Paddy Power expects customers to bet €160m on World Cup
Share price falls as company reveals adverse results likely to hit returns for first half
Paddy Power chief executive Patrick Kennedy at the company’s AGM in Dublin yesterday. Photograph; Dara Mac Donaill
The company told shareholders in an interim management statement that a poor run of results in football, including one weekend in March which cost it €10 million, would hit returns for the first half of the year.
Its shares fell 4.35 per cent to close at €56.67, dragged down by both the statement and the news that chief executive Patrick Kennedy intends to leave the company in April 2015 after 10 years in charge.
However, it said revenue growth, clients recycling their winnings, favourable exchange rates and the later-than-expected introduction of betting tax for online and phone accounts in the Republic, should largely offset the impact of the negative results on the year as whole.
After its annual general meeting in Dublin yesterday, Mr Kennedy said that it expected betting turnover on World Cup 2014 to be double what it was for the 2010 tournament.
“We turned over approximately €80 million in 2010 on the World Cup and we would expect that to be at around €160 million this year,” he said. Much of its impact will be seen in the company’s first-half results, as the majority of the games will be played before the end of June.

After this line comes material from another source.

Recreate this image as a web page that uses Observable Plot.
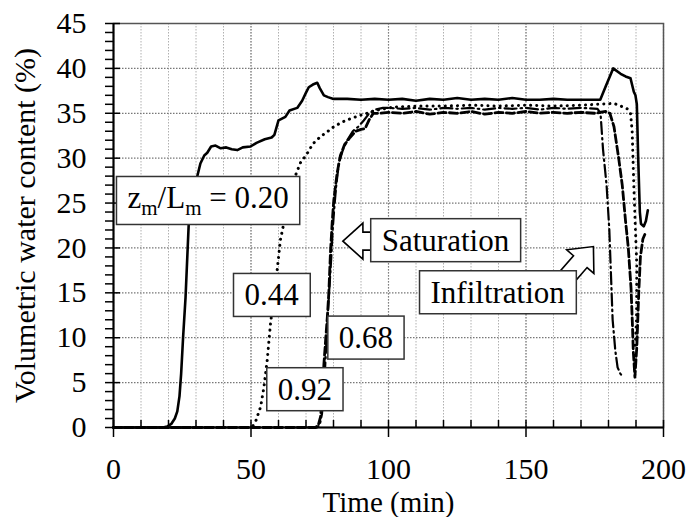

Mr Kennedy also noted that the tournament would play a big role in determining whether Paddy Power broke even in its newest market, Italy, by the end of this year. He said the competition was an enormous “one in- four-year opportunity to acquire customers” and so the group’s performance during it would give a strong indication of its prospects of breaking even in Italy this year.
Davy analysts David Jennings, Simon McGrotty and John Stokes suggested it was more likely to be 2015 before this happened. They also argued that Mr Kennedy’s announcement could create uncertainty that is likely to weigh heavily on the company’s share price.
He stressed that he intended to remain completely focused on the group over the next year, and also that no matter what he did next, he did not intend to compete against Paddy Power.
Chairman Nigel Northridge said it was too early to discuss Mr Kennedy’s successor. “This is day one of that process, having made the announcement this morning. We’ve got some very good internal people, we need to look outside as well as part of the process.”
The group is facing increased tax on the gaming machines in its British betting shops and a new point of consumption levy on online bets placed in that jurisdiction, at the end of the year.
Mr Kennedy said the industry was encouraging the Government and regulators to ensure that the new rules did not hand an advantage to illegal, untaxed operators.